Dans les sociétés occidentales, la vieillesse a souvent été mal considérée, perçue comme abjecte et méprisable. Alors que dans d’autres cultures (africaine, par exemple), elle a pu revêtir l’image positive de la sagesse.
En 1984, en France, le Dictionnaire des personnes âgées, de la retraite et du vieillissement définit le terme vieux comme « les personnes à qui il reste moins de temps à vivre que ce qu’elles ont déjà vécu ». Ce dictionnaire distingue clairement les « jeunes-vieux » (entre 60 et 80 ans) des « vieux-vieux » qui sont plus âgés et pour qui « les risques pathologiques et la probabilité de vivre seuls diffèrent de façon notable ». Selon Jacqueline Trincaz, « cette catégorisation à travers les âges n’est pas nouvelle. Au Moyen-Âge déjà, la vieillesse a pu occuper trois des sept temps de la vie : vers 50 ans, les personnes étaient considérées comme pesantes en mœurs et manières ». Puis, vers 60/65 ans, venait l’âge du radotage. Les personnes « rapetissaient » et étaient ainsi appréhendées à travers les modifications de leur corps. Quant au vieillard de plus de 70 ans, il était « plein de toux, de crachats et d’ordures » et cela, « jusqu’à ce qu’il retourne en cendres ».
Vieux versus troisième âge
Le terme vieux signifie « qui existe depuis longtemps », il est neutre en soi, il peut même avoir une valeur positive : ce qui est rare, cher, comme un vieux vin. Mais le plus souvent, il a la valeur négative de la chose usée, bonne à jeter. Le terme vieillard, qui pourrait remplacer le mot vieux, paraît encore plus dévalorisant.

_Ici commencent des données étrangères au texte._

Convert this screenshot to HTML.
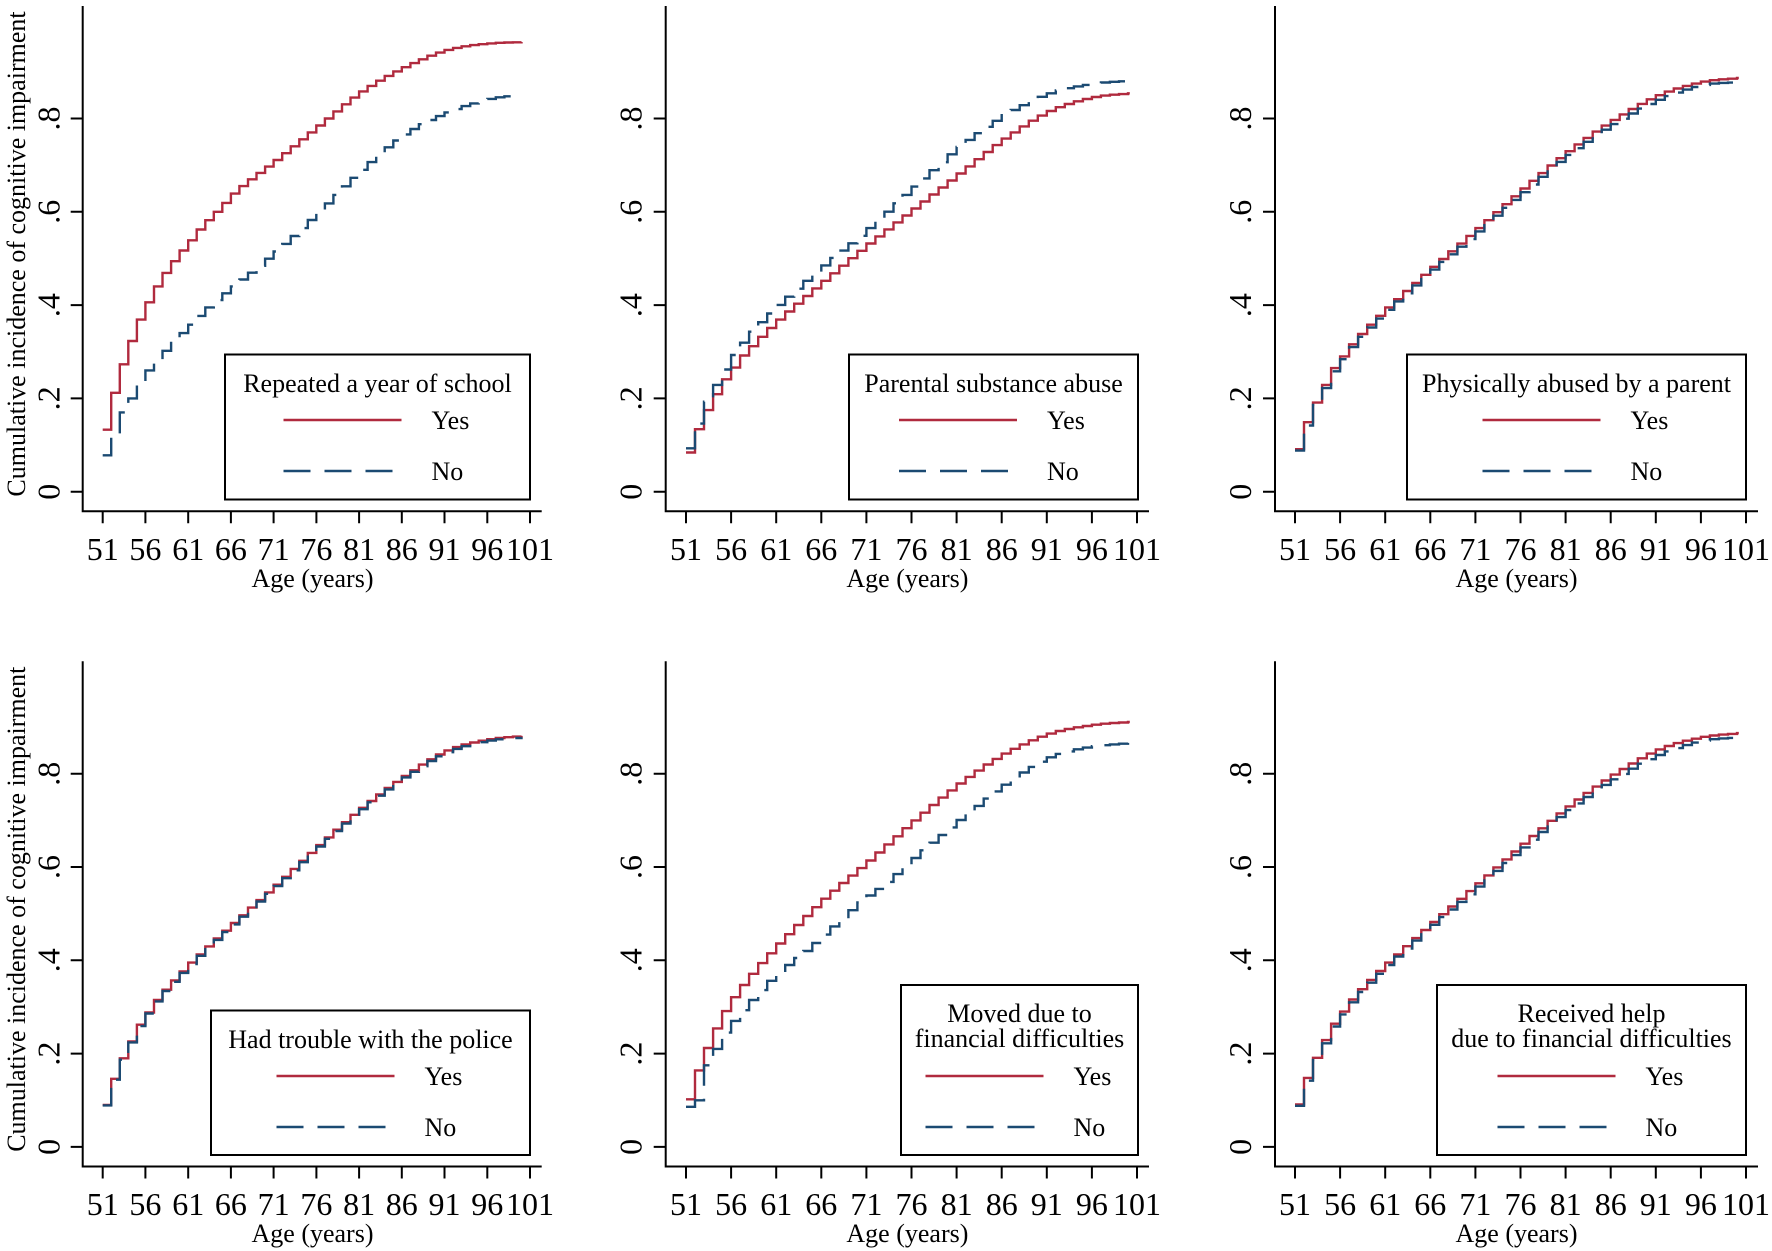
<!DOCTYPE html>
<html>
<head>
<meta charset="utf-8">
<style>
html,body{margin:0;padding:0;background:#fff;}
svg{display:block;}
text{font-family:"Liberation Serif","Times New Roman",serif;fill:#000;}
</style>
</head>
<body>
<svg id="s" width="1772" height="1251" viewBox="0 0 1772 1251" xmlns="http://www.w3.org/2000/svg">
<rect width="1772" height="1251" fill="#fff"/>

<!-- ROW 1 axes -->
<g id="row1">
<g stroke="#000" stroke-width="2" fill="none">
<path d="M82.7,6V511.3H541.7M70.7,491.7H82.7M70.7,398.4H82.7M70.7,305.1H82.7M70.7,211.8H82.7M70.7,118.5H82.7M102.7,511.3v12M145.4,511.3v12M188.2,511.3v12M230.9,511.3v12M273.6,511.3v12M316.4,511.3v12M359.1,511.3v12M401.8,511.3v12M444.5,511.3v12M487.3,511.3v12M530,511.3v12"/>
<path d="M665.7,6V511.3H1149M653.7,491.7H665.7M653.7,398.4H665.7M653.7,305.1H665.7M653.7,211.8H665.7M653.7,118.5H665.7M686,511.3v12M731.1,511.3v12M776.2,511.3v12M821.3,511.3v12M866.4,511.3v12M911.5,511.3v12M956.6,511.3v12M1001.7,511.3v12M1046.8,511.3v12M1091.9,511.3v12M1137,511.3v12"/>
<path d="M1275,6V511.3H1758M1263,491.7H1275M1263,398.4H1275M1263,305.1H1275M1263,211.8H1275M1263,118.5H1275M1295,511.3v12M1340.1,511.3v12M1385.2,511.3v12M1430.3,511.3v12M1475.4,511.3v12M1520.5,511.3v12M1565.6,511.3v12M1610.7,511.3v12M1655.8,511.3v12M1700.9,511.3v12M1746,511.3v12"/>
</g>
<g font-size="32" text-anchor="middle">
<text x="102.7" y="560">51</text><text x="145.4" y="560">56</text><text x="188.2" y="560">61</text><text x="230.9" y="560">66</text><text x="273.6" y="560">71</text><text x="316.4" y="560">76</text><text x="359.1" y="560">81</text><text x="401.8" y="560">86</text><text x="444.5" y="560">91</text><text x="487.3" y="560">96</text><text x="530" y="560">101</text>
<text x="686" y="560">51</text><text x="731.1" y="560">56</text><text x="776.2" y="560">61</text><text x="821.3" y="560">66</text><text x="866.4" y="560">71</text><text x="911.5" y="560">76</text><text x="956.6" y="560">81</text><text x="1001.7" y="560">86</text><text x="1046.8" y="560">91</text><text x="1091.9" y="560">96</text><text x="1137" y="560">101</text>
<text x="1295" y="560">51</text><text x="1340.1" y="560">56</text><text x="1385.2" y="560">61</text><text x="1430.3" y="560">66</text><text x="1475.4" y="560">71</text><text x="1520.5" y="560">76</text><text x="1565.6" y="560">81</text><text x="1610.7" y="560">86</text><text x="1655.8" y="560">91</text><text x="1700.9" y="560">96</text><text x="1746" y="560">101</text>
<text transform="translate(59.5,491.7) rotate(-90)">0</text><text transform="translate(59.5,398.4) rotate(-90)">.2</text><text transform="translate(59.5,305.1) rotate(-90)">.4</text><text transform="translate(59.5,211.8) rotate(-90)">.6</text><text transform="translate(59.5,118.5) rotate(-90)">.8</text>
<text transform="translate(641.7,491.7) rotate(-90)">0</text><text transform="translate(641.7,398.4) rotate(-90)">.2</text><text transform="translate(641.7,305.1) rotate(-90)">.4</text><text transform="translate(641.7,211.8) rotate(-90)">.6</text><text transform="translate(641.7,118.5) rotate(-90)">.8</text>
<text transform="translate(1251,491.7) rotate(-90)">0</text><text transform="translate(1251,398.4) rotate(-90)">.2</text><text transform="translate(1251,305.1) rotate(-90)">.4</text><text transform="translate(1251,211.8) rotate(-90)">.6</text><text transform="translate(1251,118.5) rotate(-90)">.8</text>
</g>
<g font-size="26" text-anchor="middle">
<text x="312.5" y="587">Age (years)</text>
<text x="907.4" y="587">Age (years)</text>
<text x="1516.5" y="587">Age (years)</text>
<text transform="translate(25,254) rotate(-90)">Cumulative incidence of cognitive impairment</text>
</g>
</g>

<!-- ROW 2 axes -->
<g transform="translate(0,655.2)">
<g stroke="#000" stroke-width="2" fill="none">
<path d="M82.7,6V511.3H541.7M70.7,491.7H82.7M70.7,398.4H82.7M70.7,305.1H82.7M70.7,211.8H82.7M70.7,118.5H82.7M102.7,511.3v12M145.4,511.3v12M188.2,511.3v12M230.9,511.3v12M273.6,511.3v12M316.4,511.3v12M359.1,511.3v12M401.8,511.3v12M444.5,511.3v12M487.3,511.3v12M530,511.3v12"/>
<path d="M665.7,6V511.3H1149M653.7,491.7H665.7M653.7,398.4H665.7M653.7,305.1H665.7M653.7,211.8H665.7M653.7,118.5H665.7M686,511.3v12M731.1,511.3v12M776.2,511.3v12M821.3,511.3v12M866.4,511.3v12M911.5,511.3v12M956.6,511.3v12M1001.7,511.3v12M1046.8,511.3v12M1091.9,511.3v12M1137,511.3v12"/>
<path d="M1275,6V511.3H1758M1263,491.7H1275M1263,398.4H1275M1263,305.1H1275M1263,211.8H1275M1263,118.5H1275M1295,511.3v12M1340.1,511.3v12M1385.2,511.3v12M1430.3,511.3v12M1475.4,511.3v12M1520.5,511.3v12M1565.6,511.3v12M1610.7,511.3v12M1655.8,511.3v12M1700.9,511.3v12M1746,511.3v12"/>
</g>
<g font-size="32" text-anchor="middle">
<text x="102.7" y="560">51</text><text x="145.4" y="560">56</text><text x="188.2" y="560">61</text><text x="230.9" y="560">66</text><text x="273.6" y="560">71</text><text x="316.4" y="560">76</text><text x="359.1" y="560">81</text><text x="401.8" y="560">86</text><text x="444.5" y="560">91</text><text x="487.3" y="560">96</text><text x="530" y="560">101</text>
<text x="686" y="560">51</text><text x="731.1" y="560">56</text><text x="776.2" y="560">61</text><text x="821.3" y="560">66</text><text x="866.4" y="560">71</text><text x="911.5" y="560">76</text><text x="956.6" y="560">81</text><text x="1001.7" y="560">86</text><text x="1046.8" y="560">91</text><text x="1091.9" y="560">96</text><text x="1137" y="560">101</text>
<text x="1295" y="560">51</text><text x="1340.1" y="560">56</text><text x="1385.2" y="560">61</text><text x="1430.3" y="560">66</text><text x="1475.4" y="560">71</text><text x="1520.5" y="560">76</text><text x="1565.6" y="560">81</text><text x="1610.7" y="560">86</text><text x="1655.8" y="560">91</text><text x="1700.9" y="560">96</text><text x="1746" y="560">101</text>
<text transform="translate(59.5,491.7) rotate(-90)">0</text><text transform="translate(59.5,398.4) rotate(-90)">.2</text><text transform="translate(59.5,305.1) rotate(-90)">.4</text><text transform="translate(59.5,211.8) rotate(-90)">.6</text><text transform="translate(59.5,118.5) rotate(-90)">.8</text>
<text transform="translate(641.7,491.7) rotate(-90)">0</text><text transform="translate(641.7,398.4) rotate(-90)">.2</text><text transform="translate(641.7,305.1) rotate(-90)">.4</text><text transform="translate(641.7,211.8) rotate(-90)">.6</text><text transform="translate(641.7,118.5) rotate(-90)">.8</text>
<text transform="translate(1251,491.7) rotate(-90)">0</text><text transform="translate(1251,398.4) rotate(-90)">.2</text><text transform="translate(1251,305.1) rotate(-90)">.4</text><text transform="translate(1251,211.8) rotate(-90)">.6</text><text transform="translate(1251,118.5) rotate(-90)">.8</text>
</g>
<g font-size="26" text-anchor="middle">
<text x="312.5" y="587">Age (years)</text>
<text x="907.4" y="587">Age (years)</text>
<text x="1516.5" y="587">Age (years)</text>
<text transform="translate(25,254) rotate(-90)">Cumulative incidence of cognitive impairment</text>
</g>
</g>

<g id="curves"></g>

<!-- LEGENDS -->
<g fill="#fff" stroke="#000" stroke-width="2">
<rect x="225" y="354.5" width="305" height="145"/>
<rect x="849" y="354.5" width="289" height="145"/>
<rect x="1407" y="354.5" width="339" height="145"/>
<rect x="211" y="1010.5" width="319" height="144.5"/>
<rect x="901" y="985" width="237" height="170"/>
<rect x="1437" y="985" width="309" height="170"/>
</g>
<g fill="none" stroke-width="2.4">
<path stroke="#b02a3e" d="M283.5,420H401.5M899,420H1017M1482.5,420H1600.5M276.5,1076H394.5M925.5,1076H1043.5M1497.5,1076H1615.5"/>
<path stroke="#1b4a72" stroke-dasharray="27 14" d="M283.5,471H392.5M899,471H1008M1482.5,471H1591.5M276.5,1127H385.5M925.5,1127H1034.5M1497.5,1127H1606.5"/>
</g>
<g font-size="26" text-anchor="middle">
<text x="377.5" y="392">Repeated a year of school</text>
<text x="993.5" y="392">Parental substance abuse</text>
<text x="1576.5" y="392">Physically abused by a parent</text>
<text x="370.5" y="1048">Had trouble with the police</text>
<text x="1019.5" y="1022">Moved due to</text>
<text x="1019.5" y="1047">financial difficulties</text>
<text x="1591.5" y="1022">Received help</text>
<text x="1591.5" y="1047">due to financial difficulties</text>
</g>
<g font-size="26">
<text x="431.5" y="429">Yes</text><text x="431.5" y="480">No</text>
<text x="1047" y="429">Yes</text><text x="1047" y="480">No</text>
<text x="1630.5" y="429">Yes</text><text x="1630.5" y="480">No</text>
<text x="424.5" y="1085">Yes</text><text x="424.5" y="1136">No</text>
<text x="1073.5" y="1085">Yes</text><text x="1073.5" y="1136">No</text>
<text x="1645.5" y="1085">Yes</text><text x="1645.5" y="1136">No</text>
</g>
</svg>
<script>
(function(){
var R="#b02a3e",B="#1b4a72",S=466.5;
function mono(xs,ys){var n=xs.length,d=[],m=[],i;
for(i=0;i<n-1;i++)d.push((ys[i+1]-ys[i])/(xs[i+1]-xs[i]));
m[0]=d[0];m[n-1]=d[n-2];
for(i=1;i<n-1;i++){m[i]=(d[i-1]*d[i]<=0)?0:(d[i-1]+d[i])/2;}
for(i=0;i<n-1;i++){if(d[i]===0){m[i]=0;m[i+1]=0;continue;}var a=m[i]/d[i],b=m[i+1]/d[i],s=a*a+b*b;if(s>9){var t=3/Math.sqrt(s);m[i]=t*a*d[i];m[i+1]=t*b*d[i];}}
return function(x){var k=0;while(k<n-2&&x>xs[k+1])k++;var h=xs[k+1]-xs[k],t=(x-xs[k])/h,t2=t*t,t3=t2*t;
return (2*t3-3*t2+1)*ys[k]+(t3-2*t2+t)*h*m[k]+(-2*t3+3*t2)*ys[k+1]+(t3-t2)*h*m[k+1];};}
var G=[51,52,53,54,55,56,57,58,59,60,61,66,71,76,81,86,91,96,100];
var z1=491.7,z2=1146.9;
var P=[
[102.7,8.546,z1,[
 [R,0,100,[51,52,53,54,55,56,57,58,59,60,61,62,63,64,65,66,71,76,81,86,91,96,100],[.133,.212,.273,.323,.369,.406,.44,.469,.494,.517,.539,.562,.582,.60,.619,.639,.711,.785,.858,.91,.947,.961,.964]],
 [B,1,98.9,[51,52,53,54,55,56,57,58,59,60,61,63,66,71,76,81,86,91,96,99],[.078,.12,.17,.20,.234,.26,.282,.302,.322,.34,.358,.395,.44,.515,.60,.69,.766,.813,.842,.85]]]],
[686,9.02,z1,[
 [R,0,100.2,[51,52,53,54,55,56,57,58,59,61,66,71,76,81,86,91,96,100],[.084,.134,.175,.209,.241,.266,.292,.312,.332,.369,.452,.532,.607,.682,.757,.816,.846,.854]],
 [B,1,99.7,[51,52,53,54,55,56,58,60,62,66,71,76,81,86,91,96,100],[.093,.146,.193,.229,.262,.293,.343,.382,.418,.485,.565,.654,.739,.807,.854,.875,.881]]]],
[1295,9.02,z1,[
 [R,0,100.2,G,[.091,.149,.191,.229,.265,.29,.316,.338,.358,.377,.395,.482,.565,.65,.73,.797,.85,.879,.887]],
 [B,1,100,G,[.088,.142,.186,.222,.258,.284,.31,.332,.352,.371,.39,.476,.558,.642,.722,.788,.84,.872,.878]]]],
[102.7,8.546,z2,[
 [R,0,100,G,[.09,.146,.19,.226,.262,.288,.315,.337,.357,.376,.395,.48,.562,.647,.727,.795,.85,.874,.881]],
 [B,1,100,G,[.089,.144,.187,.224,.259,.286,.312,.334,.354,.373,.392,.477,.559,.644,.724,.792,.846,.871,.878]]]],
[686,9.02,z2,[
 [R,0,100.2,G,[.102,.164,.212,.254,.291,.321,.347,.371,.394,.415,.436,.532,.614,.70,.779,.843,.886,.905,.911]],
 [B,1,100,[51,52,53,54,55,56,58,60,62,64,66,68,70,73,75.5,78,80.5,83,85.4,88.2,91.1,95,100],[.086,.10,.175,.21,.245,.27,.315,.356,.39,.42,.455,.49,.524,.568,.611,.652,.693,.731,.768,.805,.836,.856,.866]]]],
[1295,9.02,z2,[
 [R,0,100.2,G,[.091,.148,.191,.229,.264,.29,.316,.338,.358,.377,.395,.482,.565,.65,.73,.798,.852,.879,.887]],
 [B,1,100,G,[.088,.142,.186,.222,.258,.284,.31,.332,.352,.371,.39,.476,.558,.642,.722,.788,.84,.871,.878]]]]
];
var g=document.getElementById('curves'),NS='http://www.w3.org/2000/svg';
P.forEach(function(p){var x0=p[0],sx=p[1],z=p[2];
 p[3].forEach(function(c){var f=mono(c[3],c[4]);
  function X(a){return (x0+sx*(a-51)).toFixed(1);}
  function Y(a){return (z-S*f(a)).toFixed(1);}
  var d='M'+X(51)+','+Y(51);
  for(var a=52;a<=Math.floor(c[2]);a++){d+='H'+X(a)+'V'+Y(a);}
  d+='H'+X(c[2]);
  var e=document.createElementNS(NS,'path');
  e.setAttribute('d',d);e.setAttribute('fill','none');e.setAttribute('stroke',c[0]);
  e.setAttribute('stroke-width','2.4');
  if(c[1])e.setAttribute('stroke-dasharray','26 13');
  g.appendChild(e);
 });
});
})();
</script>
</body>
</html>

Vieux et vieillards sont, petit à petit, bannis du vocabulaire : on a alors recours à l’expression personne âgée que le dictionnaire de 1984 définit comme une : « personne plus âgée que la moyenne des autres personnes de la population dans laquelle elle vit ». Or, si l’on se réfère aux diverses notes ajoutées, l’expression personne âgée finit par revêtir la même valeur négative que le mot vieux.
Autre expression catégorisante, celle de troisième âge, est apparue dès les années soixante, au moment où les conditions de vie des retraités commencent à s’améliorer, avec un accroissement des ressources, un meilleur état de santé et une activité maintenue. « Cette expression fait inévitablement émerger celle de quatrième âge désignant l’ensemble des personnes très âgées ou invalides âgées », précise Jacqueline Trincaz.
Des représentations économiques, sociales et physiques
Aujourd’hui, les expressions troisième âge et quatrième âge sont délaissées au profit du terme senior. Ses promoteurs, issus du marketing ont voulu désigner, « l’ensemble des gens âgés, nouveaux consommateurs, nombreux et fortunés ». « Succédant chronologiquement au senior, l’aîné se situe en référence au cadet : il a un rôle de transmission auprès des plus jeunes (souvenirs de guerre, savoir-faire traditionnels…) », note Jacqueline Trincaz.
Ces images du senior et de l’aîné reposent sur des critères économiques et sociaux, qui manifestent une volonté d’intégration. Mais lorsqu’il s’agit de faire le bilan des potentialités physiques de l’individu, c’est la figure du dépendant qui prime « L’usage du mot dépendant s’est imposé à la fin des années 1970 quand des commissions ont été chargées d’étudier le coût des handicaps au grand âge », indique Jacqueline Trincaz.
Enfin, un autre mot ayant une valeur négative est entré dans le Petit Larousse à la fin des années 1980 : l’âgisme, défini comme « une attitude et un comportement visant à déprécier les individus du fait de leur âge (sorte de racisme antivieux) », conduit à poser la question : « avez-vous peur de vieillir ? », conclut Jacqueline Trincaz. À chacun de trouver sa propre réponse.
D’après un entretien avec Jacqueline Trincaz, anthropologue, professeure à l’université Paris Est, Créteil.